L.A. Griffith Observatory

The Griffith Observatory, overlooking the Los Angeles Basin from the slopes of Mount Hollywood.

It was these elements – the dreamlike, hazy lustre; the splendour of the hills, the plains and the desert – which first drew filmmakers here in the 1910s. Between these landscapes, in a seemingly eternal evening glow, the conditions were set for the Golden Age of Hollywood to bloom. On Fountain Avenue, the Pickford Center for Motion Picture Study is a concrete embodiment ofHollywood’s illustrious past.
Formerly known as the Don Lee Mutual Broadcast Building, it was constructed in 1948 as a warren of radio and television studios. Vertical columns flank the entrance, perforated with round holes, as if to welcome the city’s hallowed light into its core.

Pickford Center view

An architectural detail from the Pickford Center for Motion Picture Study.

Sunset Boulevard continues west. Lonely palms teeter along the wide road. The geometric shell of the Cinerama Dome catches the late sun, casting rhythmic panes of shadow and light across its surface. Through West Hollywood, the road curves away from the soaring, pitched roofs of Chateau Marmont, rising from its verdant hillside.
The Streamline Moderne facade of Sunset Tower ascends from a cluster of palms, its elegant, curving windows redolent of that same early Hollywood glamour.
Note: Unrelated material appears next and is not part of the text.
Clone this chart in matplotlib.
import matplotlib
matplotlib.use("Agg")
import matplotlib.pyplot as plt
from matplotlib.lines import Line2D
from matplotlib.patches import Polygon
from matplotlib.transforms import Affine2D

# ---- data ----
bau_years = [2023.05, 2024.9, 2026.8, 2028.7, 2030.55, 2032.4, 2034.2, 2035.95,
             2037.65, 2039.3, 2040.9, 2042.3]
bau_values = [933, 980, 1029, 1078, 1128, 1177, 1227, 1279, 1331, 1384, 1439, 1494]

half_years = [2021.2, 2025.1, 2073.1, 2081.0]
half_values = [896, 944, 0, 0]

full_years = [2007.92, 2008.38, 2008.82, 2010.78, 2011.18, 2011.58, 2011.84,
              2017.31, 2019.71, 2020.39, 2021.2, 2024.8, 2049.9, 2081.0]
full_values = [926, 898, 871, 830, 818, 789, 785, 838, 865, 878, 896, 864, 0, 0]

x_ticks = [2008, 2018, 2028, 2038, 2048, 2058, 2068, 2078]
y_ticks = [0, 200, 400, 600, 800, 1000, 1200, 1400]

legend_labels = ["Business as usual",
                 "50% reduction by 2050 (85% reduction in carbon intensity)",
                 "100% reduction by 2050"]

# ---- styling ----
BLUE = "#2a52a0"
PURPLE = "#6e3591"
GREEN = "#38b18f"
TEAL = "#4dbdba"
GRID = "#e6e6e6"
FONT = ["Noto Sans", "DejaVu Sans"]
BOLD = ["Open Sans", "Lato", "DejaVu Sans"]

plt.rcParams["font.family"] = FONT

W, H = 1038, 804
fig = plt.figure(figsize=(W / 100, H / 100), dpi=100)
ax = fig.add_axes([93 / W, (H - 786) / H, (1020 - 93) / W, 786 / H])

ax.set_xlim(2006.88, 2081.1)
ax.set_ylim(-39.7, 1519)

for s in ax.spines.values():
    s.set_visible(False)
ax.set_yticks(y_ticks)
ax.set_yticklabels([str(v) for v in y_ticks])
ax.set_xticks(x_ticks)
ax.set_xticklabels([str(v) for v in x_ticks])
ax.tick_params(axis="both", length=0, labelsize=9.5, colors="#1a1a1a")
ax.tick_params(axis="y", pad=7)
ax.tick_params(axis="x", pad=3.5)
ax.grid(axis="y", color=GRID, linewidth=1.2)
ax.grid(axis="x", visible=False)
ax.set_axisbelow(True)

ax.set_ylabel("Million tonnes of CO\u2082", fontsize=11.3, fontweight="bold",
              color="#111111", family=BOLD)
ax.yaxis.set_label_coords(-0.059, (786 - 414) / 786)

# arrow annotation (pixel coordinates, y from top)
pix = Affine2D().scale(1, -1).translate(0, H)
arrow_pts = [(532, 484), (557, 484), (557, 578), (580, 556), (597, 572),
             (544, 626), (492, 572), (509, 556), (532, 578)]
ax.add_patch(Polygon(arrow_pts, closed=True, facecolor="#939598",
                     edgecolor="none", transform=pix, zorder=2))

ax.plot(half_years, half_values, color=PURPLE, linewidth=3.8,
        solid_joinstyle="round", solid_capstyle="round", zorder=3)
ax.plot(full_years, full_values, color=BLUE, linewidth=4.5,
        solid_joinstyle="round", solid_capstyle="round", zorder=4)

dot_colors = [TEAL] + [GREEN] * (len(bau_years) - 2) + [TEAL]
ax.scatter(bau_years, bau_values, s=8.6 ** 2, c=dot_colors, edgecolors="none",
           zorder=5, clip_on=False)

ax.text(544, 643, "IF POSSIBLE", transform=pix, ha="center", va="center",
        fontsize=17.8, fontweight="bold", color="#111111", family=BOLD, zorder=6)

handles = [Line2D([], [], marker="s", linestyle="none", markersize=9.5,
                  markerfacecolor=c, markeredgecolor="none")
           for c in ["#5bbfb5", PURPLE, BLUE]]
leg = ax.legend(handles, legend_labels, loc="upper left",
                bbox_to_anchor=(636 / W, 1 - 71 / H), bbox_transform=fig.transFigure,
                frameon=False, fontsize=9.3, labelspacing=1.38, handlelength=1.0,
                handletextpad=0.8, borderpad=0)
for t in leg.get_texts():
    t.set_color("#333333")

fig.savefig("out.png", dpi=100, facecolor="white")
A plaster frieze – a sculpted Eden of plants, animals, and Adam and Eve – adorns the building, lifted high above the trees as if in offering to the erubescent sun.

Santa Monica Mountains view

Evening silhouettes of the undulating Santa Monica Mountains, rising to the west of Los Angeles.

Past the vibrant billboards, bars, clubs and shops of Sunset Strip, the road begins to snake. The car turns towards the hills and makes for the Mulholland Highway, leaving the Boulevard to its fated terminus at the Pacific coast. The highway climbs out of the city and sweeps through the valleys of the Santa Monica Mountains.
As the car rolls along the precipitous road, hugging the mountain’s side, the sun dips to meet the jagged, rocky hills. The car comes to a halt. Ochre light floods the interior. The driver peers from behind two shaded circles at the last rays of the glowing, descending orb.